Erste Erfahrungen und Praxiseinschätzungen
Da die Rentenaufschubprämie erst ab 2028 ausgezahlt wird, liegen echte Praxiserfahrungen bislang kaum vor. Experten erwarten, dass die Inanspruchnahme überschaubar bleibt. Besonders diejenigen, die ohnehin länger arbeiten wollten oder über eine hohe Rente verfügen, könnten profitieren. Die Flexibilität bei der Wahl zwischen Einmalprämie und lebenslanger Rentenerhöhung wird allgemein positiv bewertet, dennoch gibt es Bedenken bezüglich der sozialen Gerechtigkeit und möglichen Fehlanreizen. Die Wirksamkeit des Modells bleibt abzuwarten – eventuell sind weitere Anpassungen nötig, um die gewünschte Wirkung auf breiter Front zu erzielen.
Fazit vom Verein Für soziales Leben e. V.

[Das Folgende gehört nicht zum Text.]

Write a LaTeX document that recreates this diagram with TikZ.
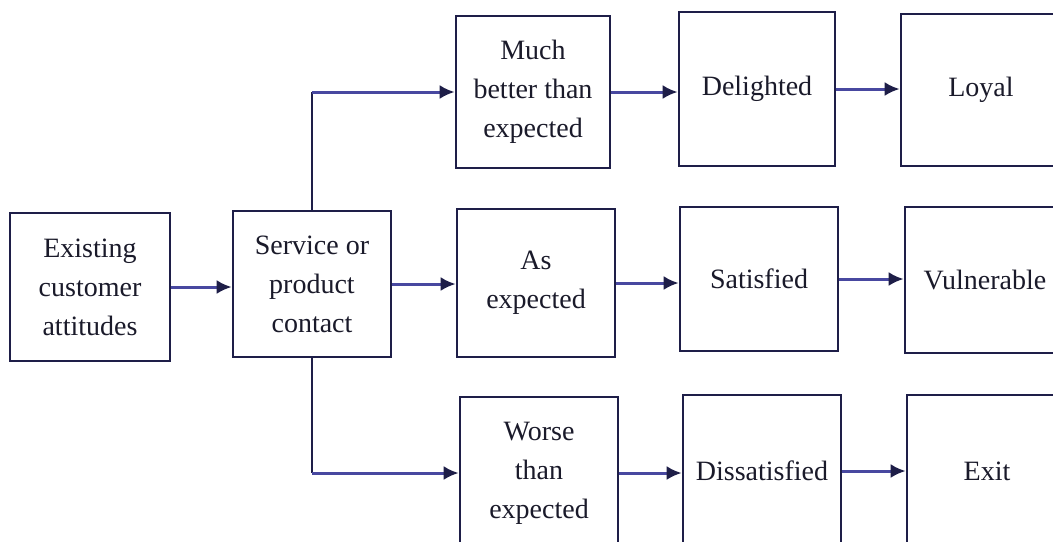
\documentclass[tikz,border=0pt]{standalone}
\usepackage{fontspec}
\setmainfont{Liberation Serif}
\usetikzlibrary{arrows.meta}
\definecolor{boxc}{HTML}{1E1E48}
\definecolor{linec}{HTML}{4848A0}
\definecolor{txtc}{HTML}{1A1A2A}
\tikzset{
  stagebox/.style={draw=boxc, line width=1.3pt, inner sep=0pt, align=center,
    text=txtc, font=\fontsize{14}{19.5}\selectfont},
  conn/.style={draw=linec, line width=1.5pt, -{Latex[length=7.5pt,width=7pt,color=boxc]}},
  plainline/.style={draw=boxc, line width=1.3pt},
}
\begin{document}
\begin{tikzpicture}[x=0.5pt, y=-0.5pt]
\useasboundingbox (0,0) rectangle (1053,541);
\clip (0,0) rectangle (1053,541);
\fill[white] (0,0) rectangle (1053,541);
% left column
\node[stagebox, minimum width=80pt, minimum height=74pt] (ex) at (90,287) {Existing\\customer\\attitudes};
\node[stagebox, minimum width=79pt, minimum height=73pt] (svc) at (312,284) {Service or\\product\\contact};
% expectation column
\node[stagebox, minimum width=77pt, minimum height=76pt] (much) at (533,92) {Much\\better than\\expected};
\node[stagebox, minimum width=79pt, minimum height=74pt] (asexp) at (536,283) {As\\expected};
\node[stagebox, minimum width=79pt, minimum height=76pt] (worse) at (539,473) {Worse\\than\\expected};
% satisfaction column
\node[stagebox, minimum width=78pt, minimum height=77pt] (del) at (757,89) {Delighted};
\node[stagebox, minimum width=79pt, minimum height=72pt] (sat) at (759,279) {Satisfied};
\node[stagebox, minimum width=79pt, minimum height=76pt] (dis) at (762,471) {Dissatisfied};
% outcome column
\node[stagebox, minimum width=80pt, minimum height=76pt] (loyal) at (981,90) {Loyal};
\node[stagebox, minimum width=80pt, minimum height=73pt] (vul) at (985,280) {Vulnerable};
\node[stagebox, minimum width=80pt, minimum height=76pt] (exit) at (987,471) {Exit};
% connectors
\draw[conn] (ex.east) -- (ex.east -| svc.west);
\draw[conn] (svc.east) -- (svc.east -| asexp.west);
\draw[plainline] (svc.north) -- (svc.north |- much.west);
\draw[conn] (svc.north |- much.west) -- (much.west);
\draw[plainline] (svc.south) -- (svc.south |- worse.west);
\draw[conn] (svc.south |- worse.west) -- (worse.west);
\draw[conn] (much.east) -- (much.east -| del.west);
\draw[conn] (asexp.east) -- (asexp.east -| sat.west);
\draw[conn] (worse.east) -- (worse.east -| dis.west);
\draw[conn] (del.east) -- (del.east -| loyal.west);
\draw[conn] (sat.east) -- (sat.east -| vul.west);
\draw[conn] (dis.east) -- (dis.east -| exit.west);
\end{tikzpicture}
\end{document}
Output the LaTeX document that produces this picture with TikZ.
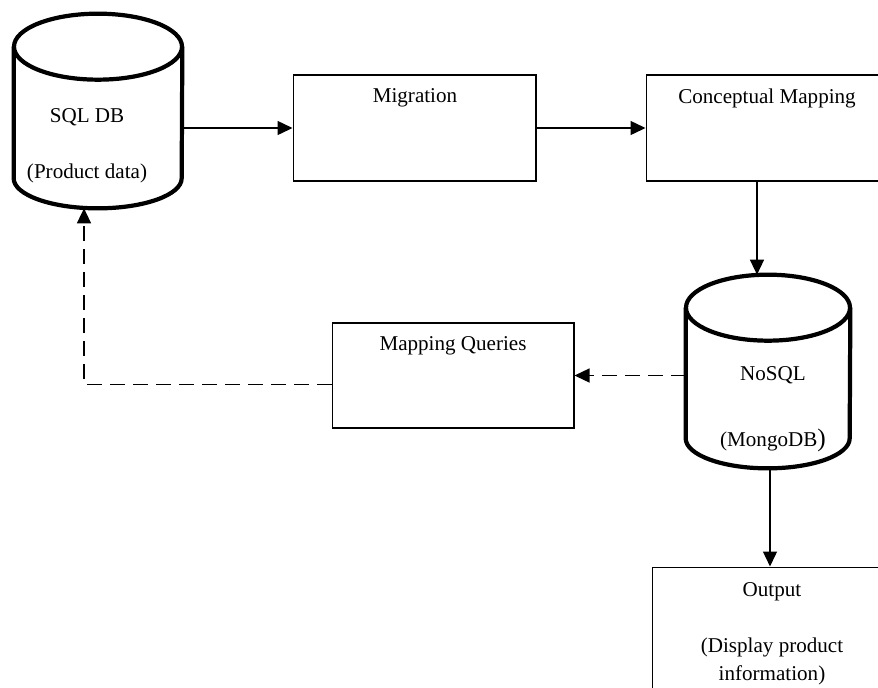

Die Rentenaufschubprämie ist ein interessanter Baustein der deutschen Rentenpolitik. Sie setzt gezielt Anreize für längeres Arbeiten und kann für einzelne Versicherte finanzielle Vorteile bieten. Die freie Wahl zwischen Einmalzahlung und erhöhter Monatsrente entspricht dem Wunsch nach Flexibilität im Alter. Allerdings sollte das Modell sozial ausgewogen ausgestaltet werden, um auch Geringverdiener sowie Menschen in belastenden Berufen zu erreichen und das Rentensystem nicht zu schwächen. Eine kontinuierliche Überprüfung und Anpassung bleiben daher unerlässlich. Der Verein Für soziales Leben e. V. empfiehlt allen Versicherten, sich ausführlich beraten zu lassen und die eigene Situation sorgfältig abzuwägen.